Diego Velázquez, le peintre des peintres
C'est un bel hidalgo un peu sévère, énigmatique, qui nous regarde fièrement dans l'un de ses rares autoportraits. Il arbore la clé d'argent, symbole de son statut d'« auxiliaire de la Chambre » (ayuda de cámara), mais pas encore la croix rouge de Santiago, l'ordre dont il deviendra chevalier. Rien ne rappelle ici son métier de peintre, qui pourtant l'a rendu célèbre.
Le peu d'informations dont on dispose à son égard semble plaider en sa faveur. On sait qu'il est issu de la petite noblesse sévillane et qu'il est né en 1599 : brillant élève et apprenti peintre exceptionnellement doué, il obtient le droit d'exercer son métier à dix-sept ans. Il épouse Juana, la fille de son maître Pacheco, deux ans plus tard : il semble un jeune homme pressé, et ambitieux.

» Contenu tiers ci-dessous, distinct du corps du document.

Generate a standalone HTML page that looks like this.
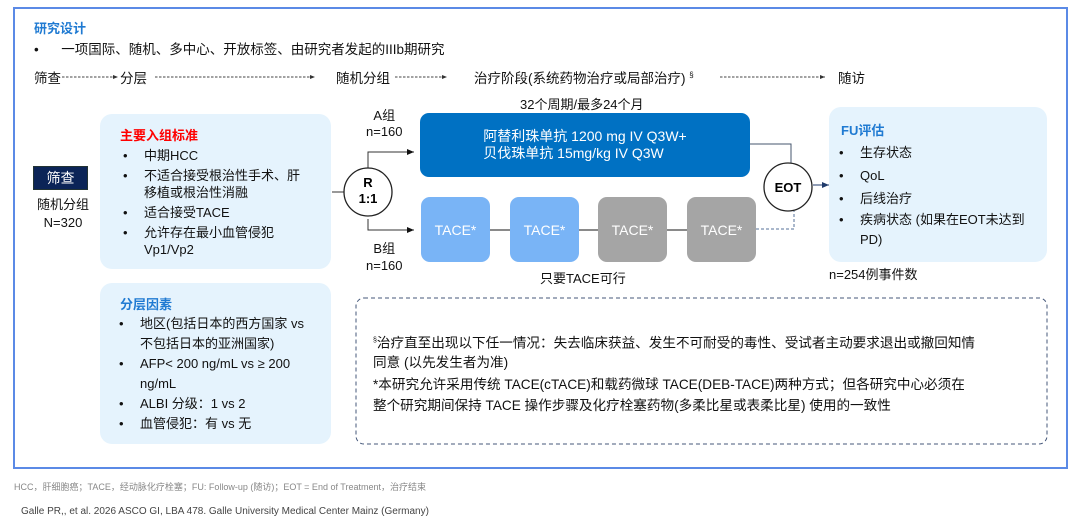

Conscient de son talent, il tente sa chance à la Cour, installée à Madrid : il est nommé peintre du Roi, en qualité de portraitiste, en 1623. On y vante ses « excellentes dispositions », la qualité de son travail, son « air et son comportement de gentilhomme, sa grâce naturelle et sa prestance ». C'est un homme de goût, dont la mise est à la fois soignée et originale.
C'est aussi un ami fidèle, qui soutient le peintre Alonso Cano et fait venir à Madrid Francisco Zurbarán, mais jalousé par l'arrière-garde des vieux peintres de la Cour. Qu'importe : le Roi lui-même l'apprécie et lui apporte sa confiance. Un autre personnage important joue auprès de lui un rôle considérable : le peintre flamand Pierre Paul Rubens, envoyé à la Cour d'Espagne en mission diplomatique. Il prend le jeune artiste espagnol sous son aile, et exerce sur lui une profonde influence, intellectuelle et picturale.
Velázquez se plaint parfois des difficultés à se faire payer pour ses tableaux, et se montre soucieux de son ascension sociale. Il ne se doute pas qu'un jour, deux siècles après sa mort en 1660, on le surnommera le « peintre des peintres ».